Stated task:
Below are records that hold pictures; write out only the lines from their start through the line with "bin_edges = [round(-0.5", exactly, and drop the pictures.

--- Start of The input ---

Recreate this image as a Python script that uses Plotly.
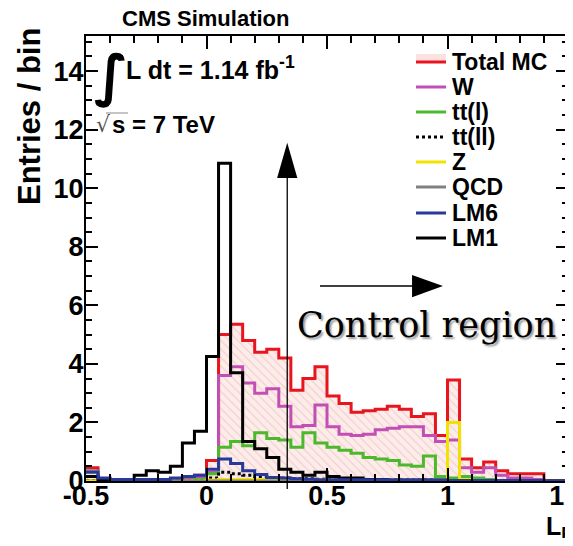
import plotly.graph_objects as go

# bin edges of L_P histograms (40 bins of 0.05 from -0.5 to 1.5)
bin_edges = [round(-0.5 + 0.05 * i, 2) for i in range(41)]

total_mc = [0.45, 0.05, 0.0, 0.0, 0.0, 0.0, 0.05, 0.05, 0.1, 0.2,
            0.7, 5.0, 5.35, 4.8, 4.4, 4.5, 4.2, 3.1, 3.5, 3.9,
            2.9, 2.65, 2.35, 2.4, 2.45, 2.55, 2.45, 2.2, 2.3, 1.55,
            3.45, 0.75, 0.45, 0.65, 0.35, 0.25, 0.25, 0.25, 0.0, 0.0]
w_jets = [0.0, 0.0, 0.0, 0.0, 0.0, 0.0, 0.0, 0.0, 0.05, 0.1,
          0.3, 3.6, 3.9, 3.35, 3.0, 3.15, 2.55, 1.85, 1.9, 2.6,
          1.85, 1.6, 1.55, 1.6, 1.75, 1.8, 1.85, 1.85, 1.55, 1.35,
          1.4, 0.45, 0.3, 0.45, 0.2, 0.1, 0.1, 0.05, 0.0, 0.0]
tt_l = [0.0, 0.0, 0.0, 0.0, 0.0, 0.0, 0.0, 0.0, 0.0, 0.05,
        0.25, 1.15, 1.35, 1.2, 1.65, 1.45, 1.4, 1.15, 1.65, 1.3,
        1.15, 1.05, 0.95, 0.8, 0.75, 0.7, 0.55, 0.5, 0.85, 0.15,
        0.1, 0.15, 0.1, 0.05, 0.0, 0.0, 0.0, 0.0, 0.0, 0.0]
tt_ll = [0.0, 0.0, 0.0, 0.0, 0.0, 0.0, 0.0, 0.0, 0.0, 0.0,
         0.1, 0.3, 0.25, 0.2, 0.15, 0.12, 0.1, 0.08, 0.08, 0.06,
         0.06, 0.05, 0.05, 0.05, 0.05, 0.05, 0.05, 0.05, 0.05, 0.03,
         0.0, 0.0, 0.0, 0.0, 0.0, 0.0, 0.0, 0.0, 0.0, 0.0]
z_jets = [0.0, 0.0, 0.0, 0.0, 0.0, 0.0, 0.0, 0.0, 0.0, 0.0,
          0.03, 0.05, 0.05, 0.05, 0.05, 0.05, 0.05, 0.03, 0.03, 0.03,
          0.03, 0.03, 0.03, 0.03, 0.03, 0.03, 0.03, 0.03, 0.03, 0.05,
          2.0, 0.05, 0.0, 0.0, 0.0, 0.0, 0.0, 0.0, 0.0, 0.0]
qcd = [0.35, 0.0, 0.0, 0.0, 0.0, 0.0, 0.0, 0.0, 0.0, 0.0,
       0.0, 0.0, 0.0, 0.0, 0.0, 0.0, 0.0, 0.0, 0.0, 0.0,
       0.0, 0.0, 0.0, 0.0, 0.0, 0.0, 0.0, 0.0, 0.0, 0.0,
       0.0, 0.0, 0.0, 0.0, 0.0, 0.0, 0.0, 0.0, 0.0, 0.0]
lm6 = [0.3, 0.1, 0.05, 0.05, 0.05, 0.05, 0.05, 0.1, 0.15, 0.2,
       0.4, 0.75, 0.6, 0.35, 0.22, 0.12, 0.1, 0.08, 0.06, 0.04,
       0.04, 0.04, 0.04, 0.04, 0.04, 0.04, 0.04, 0.04, 0.04, 0.04,
       0.02, 0.02, 0.02, 0.02, 0.02, 0.02, 0.02, 0.02, 0.0, 0.0]
lm1 = [0.15, 0.05, 0.0, 0.0, 0.2, 0.35, 0.3, 0.5, 1.3, 1.7,
       4.25, 10.85, 3.7, 1.35, 1.1, 0.8, 0.4, 0.3, 0.2, 0.3,
       0.15, 0.1, 0.1, 0.05, 0.05, 0.0, 0.0, 0.0, 0.0, 0.0,
       0.0, 0.0, 0.0, 0.0, 0.0, 0.0, 0.0, 0.0, 0.0, 0.0]

# name, values, colour, dash  (drawing order)
series = [
    ("Total MC", total_mc, "#e8141e", "solid"),
    ("W", w_jets, "#c24fb3", "solid"),
    ("tt(l)", tt_l, "#4cb82c", "solid"),
    ("tt(ll)", tt_ll, "#000000", "dot"),
    ("Z", z_jets, "#f2e200", "solid"),
    ("QCD", qcd, "#808080", "solid"),
    ("LM1", lm1, "#000000", "solid"),
    ("LM6", lm6, "#27399a", "solid"),
]
legend_order = ["Total MC", "W", "tt(l)", "tt(ll)", "Z", "QCD", "LM6", "LM1"]

FONT = "Liberation Sans"

# the page body has an 8px margin, so the figure is a bit smaller and
# everything below is given in window pixels
OFF = 8
FIG_W, FIG_H = 573 - OFF, 546 - 2 * OFF
PLOT_L, PLOT_R, PLOT_T, PLOT_B = 86 - OFF, 568 - OFF, 36 - OFF, 481 - OFF

def px(x):
    return (x - OFF - PLOT_L) / (PLOT_R - PLOT_L)

def py(y):
    return (PLOT_B - (y - OFF)) / (PLOT_B - PLOT_T)

fig = go.Figure()
for name, vals, col, dash in series:
    kw = {}
    if name == "Total MC":
        kw = dict(fill="tozeroy", fillcolor="#fbe6e4",
                  fillpattern=dict(shape="\\", fgcolor="#eaa9a6", bgcolor="#fcecea",
                                   size=6, solidity=0.18))
    fig.add_trace(go.Scatter(
        x=bin_edges, y=vals + [vals[-1]], mode="lines", name=name,
        line=dict(color=col, width=3, dash=dash, shape="hv"),
        showlegend=False, hoverinfo="skip", **kw))

shapes = []
annotations = []

# legend (drawn by hand, ROOT style)
styles = {n: (c, d) for n, _, c, d in series}
row_y = [62, 87, 112, 137, 162, 187, 213, 238]
for name, ry in zip(legend_order, row_y):
    col, dash = styles[name]
    if name == "Total MC":
        shapes.append(dict(type="rect", xref="paper", yref="paper",
                           x0=px(416), x1=px(446), y0=py(ry + 1), y1=py(ry - 8),
                           line=dict(width=0), fillcolor="#fbe2e0", layer="below"))
    shapes.append(dict(type="line", xref="paper", yref="paper",
                       x0=px(416), x1=px(446), y0=py(ry), y1=py(ry),
                       line=dict(color=col, width=3, dash=dash)))
    annotations.append(dict(text=name, xref="paper", yref="paper",
                            x=px(450), y=py(ry), xanchor="left", yanchor="middle",
                            showarrow=False,
                            font=dict(family=FONT, size=23, color="black", weight="bold")))

# arrows marking the control region
x_cut = 0.335
shapes.append(dict(type="line", xref="x", yref="paper", x0=x_cut, x1=x_cut,
                   y0=py(489), y1=py(170), line=dict(color="black", width=1.3)))
shapes.append(dict(type="path", xref="x", yref="y",
                   path=f"M {x_cut - 0.042},10.35 L {x_cut + 0.042},10.35 L {x_cut},11.55 Z",
                   fillcolor="black", line=dict(width=0)))
shapes.append(dict(type="line", xref="x", yref="y", x0=0.471, x1=0.86,
                   y0=6.66, y1=6.66, line=dict(color="black", width=1.3)))
shapes.append(dict(type="path", xref="x", yref="y",
                   path="M 0.853,6.28 L 0.853,7.04 L 0.981,6.66 Z",
                   fillcolor="black", line=dict(width=0)))

# sqrt overline
shapes.append(dict(type="line", xref="paper", yref="paper", x0=px(106), x1=px(128),
                   y0=py(113), y1=py(113), line=dict(color="#888888", width=1)))

annotations += [
    dict(text="CMS Simulation", xref="paper", yref="paper", x=px(120), y=py(18),
         xanchor="left", yanchor="middle", showarrow=False,
         font=dict(family=FONT, size=22, color="black", weight="bold")),
    dict(text="Entries / bin", xref="paper", yref="paper", x=px(30), y=py(117),
         xanchor="center", yanchor="middle", textangle=-90, showarrow=False,
         font=dict(family=FONT, size=31, color="black", weight="bold")),
    dict(text="∫", xref="paper", yref="paper", x=px(111), y=py(75),
         xanchor="center", yanchor="middle", showarrow=False,
         font=dict(family="DejaVu Sans", size=56, color="black", weight="bold")),
    dict(text="L dt = 1.14 fb<sup>-1</sup>", xref="paper", yref="paper", x=px(124), y=py(68),
         xanchor="left", yanchor="middle", showarrow=False,
         font=dict(family=FONT, size=25, color="black", weight="bold")),
    dict(text="√", xref="paper", yref="paper", x=px(94), y=py(125),
         xanchor="left", yanchor="middle", showarrow=False,
         font=dict(family="DejaVu Sans", size=22, color="#555555")),
    dict(text="s = 7 TeV", xref="paper", yref="paper", x=px(110), y=py(125),
         xanchor="left", yanchor="middle", showarrow=False,
         font=dict(family=FONT, size=24, color="black", weight="bold")),
    dict(text="Control region", xref="paper", yref="paper", x=px(295), y=py(325),
         xanchor="left", yanchor="middle", showarrow=False,
         font=dict(family="DejaVu Serif", size=35, color="black",
                   shadow="2px 2px 2px #9a9a9a")),
    dict(text="L<sub>P</sub>", xref="paper", yref="paper", x=px(544), y=py(528),
         xanchor="left", yanchor="middle", showarrow=False,
         font=dict(family=FONT, size=25, color="black", weight="bold")),
]

axis_common = dict(showline=True, linecolor="black", linewidth=2, mirror="ticks",
                   ticks="inside", tickcolor="black", tickwidth=1.5, showgrid=False,
                   zeroline=False, ticklabeloverflow="allow", automargin=False,
                   tickfont=dict(family=FONT, size=27, color="black", weight="bold"))

fig.update_layout(
    width=FIG_W, height=FIG_H,
    margin=dict(l=PLOT_L, r=FIG_W - PLOT_R, t=PLOT_T, b=FIG_H - PLOT_B),
    paper_bgcolor="white", plot_bgcolor="white",
    shapes=shapes, annotations=annotations,
    xaxis=dict(range=[-0.5, 1.5], tickvals=[-0.5, 0, 0.5, 1, 1.5],
               ticktext=["-0.5", "0", "0.5", "1", "1.5"], ticklen=13,
               ticklabelstandoff=-10,
               minor=dict(dtick=0.1, tick0=0, ticklen=7, ticks="inside", tickcolor="black"),
               **axis_common),
    yaxis=dict(range=[0, 15.2], dtick=2, tick0=0, ticklen=12, ticklabelstandoff=-5,
               minor=dict(dtick=0.5, ticklen=6, ticks="inside", tickcolor="black"),
               **axis_common),
)

fig.write_html("out.html")
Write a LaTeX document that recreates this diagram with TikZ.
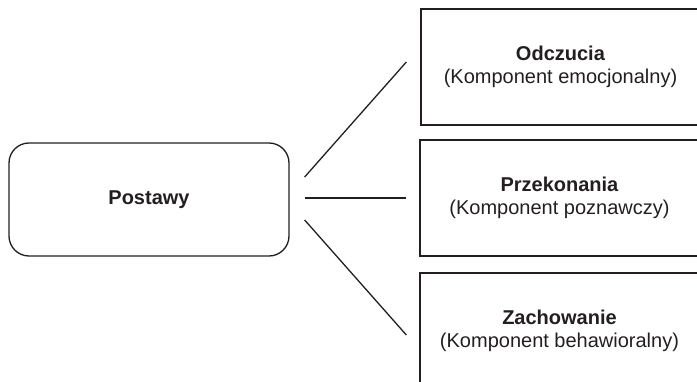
\documentclass[tikz,border=0pt]{standalone}
\usepackage{fontspec}
\setmainfont{Liberation Sans}
\definecolor{ink}{HTML}{231F20}
\begin{document}
\begin{tikzpicture}[x=1pt,y=-1pt,
  every node/.style={font=\fontsize{20}{23}\selectfont, text=ink, align=center, inner sep=0pt},
  rootbox/.style={draw=ink, line width=1.3pt, rounded corners=20pt, minimum width=280pt, minimum height=113pt},
  compbox/.style={draw=ink, line width=1.3pt, minimum width=279pt, minimum height=116pt},
  link/.style={draw=ink, line width=1.3pt}]
  \useasboundingbox (0,0) rectangle (697,382);
  \clip (0,0) rectangle (697,382);

  % central concept
  \node[rootbox] (post) at (149,199.5) {\textbf{Postawy}};

  % three components
  \node[compbox] (odc) at (560.5,67) {\textbf{Odczucia}\\(Komponent emocjonalny)};
  \node[compbox] (prz) at (559.5,198) {\textbf{Przekonania}\\(Komponent poznawczy)};
  \node[compbox] (zach) at (559.5,331) {\textbf{Zachowanie}\\(Komponent behawioralny)};

  % connectors, kept clear of the boxes
  \draw[link] ([shift={(15pt,22.5pt)}]post.east) -- ([shift={(-14pt,5pt)}]odc.west);
  \draw[link] ([shift={(15pt,1.5pt)}]post.east) -- ([shift={(-13pt,0pt)}]prz.west);
  \draw[link] ([shift={(15pt,-20.5pt)}]post.east) -- ([shift={(-13pt,-4pt)}]zach.west);
\end{tikzpicture}
\end{document}
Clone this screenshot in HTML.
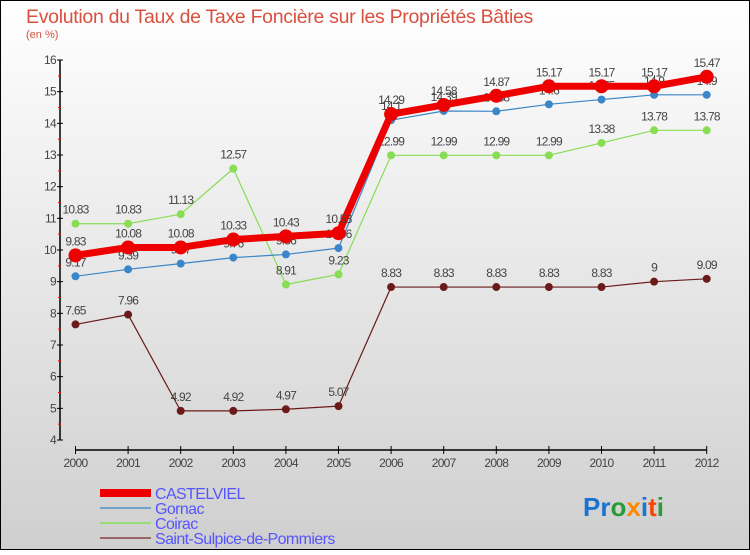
<!DOCTYPE html>
<html><head><meta charset="utf-8"><style>
body{margin:0;}
svg text{font-family:"Liberation Sans",sans-serif;}
</style></head><body>
<svg id="c" width="750" height="550" xmlns="http://www.w3.org/2000/svg">
<defs><linearGradient id="bg" x1="0" y1="0" x2="0" y2="1"><stop offset="0" stop-color="#ffffff"/><stop offset="1" stop-color="#cfcfcf"/></linearGradient></defs>
<rect x="0.5" y="0.5" width="749" height="549" fill="url(#bg)" stroke="#000"/>
<text x="26" y="23" font-size="19.5" fill="#d9503f" letter-spacing="-0.3">Evolution du Taux de Taxe Foncière sur les Propriétés Bâties</text>
<text x="26" y="38" font-size="11" fill="#d9503f">(en %)</text>
<g id="axes"></g><g id="series"></g>
<g>
<rect x="100" y="489" width="51" height="8" fill="#e00"/>
<text x="155" y="499" font-size="16" fill="#5555ff" letter-spacing="-0.6">CASTELVIEL</text>
<line x1="100" y1="508" x2="151" y2="508" stroke="#6fa3cc" stroke-width="2"/>
<text x="155" y="514" font-size="16" fill="#5555ff" letter-spacing="-0.6">Gornac</text>
<line x1="100" y1="523" x2="151" y2="523" stroke="#99dd77" stroke-width="2"/>
<text x="155" y="529" font-size="16" fill="#5555ff" letter-spacing="-0.6">Coirac</text>
<line x1="100" y1="538" x2="151" y2="538" stroke="#996666" stroke-width="2"/>
<text x="155" y="544" font-size="16" fill="#5555ff" letter-spacing="-0.6">Saint-Sulpice-de-Pommiers</text>
</g>
<text x="583" y="516" font-size="26" font-weight="bold"><tspan fill="#1a73d0">Pr</tspan><tspan fill="#2a9a3a">o</tspan><tspan fill="#ff8800">x</tspan><tspan fill="#1a73d0">i</tspan><tspan fill="#ff4400">t</tspan><tspan fill="#2a9a3a">i</tspan></text>
</svg>
<script>
const years=[2000,2001,2002,2003,2004,2005,2006,2007,2008,2009,2010,2011,2012];
const yTicks=[4,5,6,7,8,9,10,11,12,13,14,15,16];
const castelviel=[9.83,10.08,10.08,10.33,10.43,10.53,14.29,14.58,14.87,15.17,15.17,15.17,15.47];
const gornac=[9.17,9.39,9.57,9.76,9.86,10.06,14.1,14.39,14.38,14.6,14.75,14.9,14.9];
const coirac=[10.83,10.83,11.13,12.57,8.91,9.23,12.99,12.99,12.99,12.99,13.38,13.78,13.78];
const sulpice=[7.65,7.96,4.92,4.92,4.97,5.07,8.83,8.83,8.83,8.83,8.83,9,9.09];
const NS="http://www.w3.org/2000/svg";
const xS=i=>75.5+i*52.6;
const yS=v=>440-(v-4)*(380/12);
function mk(t,a,p){const e=document.createElementNS(NS,t);for(const k in a)e.setAttribute(k,a[k]);p.appendChild(e);return e;}
const ax=document.getElementById('axes');
let l=mk('line',{x1:60,y1:60,x2:60,y2:440,stroke:'#000','stroke-width':1.5},ax);


l=mk('line',{x1:75,y1:450,x2:707,y2:450,stroke:'#000','stroke-width':1.5},ax);


yTicks.forEach(v=>{
 mk('line',{x1:57,y1:yS(v),x2:63,y2:yS(v),stroke:'#000'},ax);
 if(v<16)mk('line',{x1:58,y1:yS(v+0.5),x2:61,y2:yS(v+0.5),stroke:'#f00'},ax);
 const t=mk('text',{x:56,y:yS(v)+4,'font-size':12,fill:'#444','text-anchor':'end','letter-spacing':'-0.7'},ax);
 t.textContent=v;
 
 
});
years.forEach((y,i)=>{
 mk('line',{x1:xS(i),y1:446,x2:xS(i),y2:454,stroke:'#000'},ax);
 const t=mk('text',{x:xS(i),y:467,'font-size':12,fill:'#444','text-anchor':'middle','letter-spacing':'-0.7'},ax);
 t.textContent=y;
 
 
});
const sg=document.getElementById('series');
function draw(vals,color,w,r,name){
 const g=mk('g',{},sg);
 
 
 const pl=mk('polyline',{points:vals.map((v,i)=>xS(i)+','+yS(v)).join(' '),fill:'none',stroke:color,'stroke-width':w,'stroke-linejoin':'round'},g);
 
 
 vals.forEach((v,i)=>{
  const c=mk('circle',{cx:xS(i),cy:yS(v),r:r,fill:color},g);
  
  
  const t=mk('text',{x:xS(i),y:yS(v)-10,'font-size':12,fill:'#444','text-anchor':'middle','letter-spacing':'-0.8'},g);
  t.textContent=v;
  
  
 });
}
draw(sulpice,'#6b1a1a',1.2,4,'saint-sulpice');
draw(coirac,'#88dd55',1.2,4,'coirac');
draw(gornac,'#3a86c8',1.2,4,'gornac');
draw(castelviel,'#ee0000',7,7,'castelviel');
</script>
</body></html>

--- End of The input ---

Full output:
Recreate this image as a Python script that uses Plotly.
import plotly.graph_objects as go

# bin edges of L_P histograms (40 bins of 0.05 from -0.5 to 1.5)
bin_edges = [round(-0.5 + 0.05 * i, 2) for i in range(41)]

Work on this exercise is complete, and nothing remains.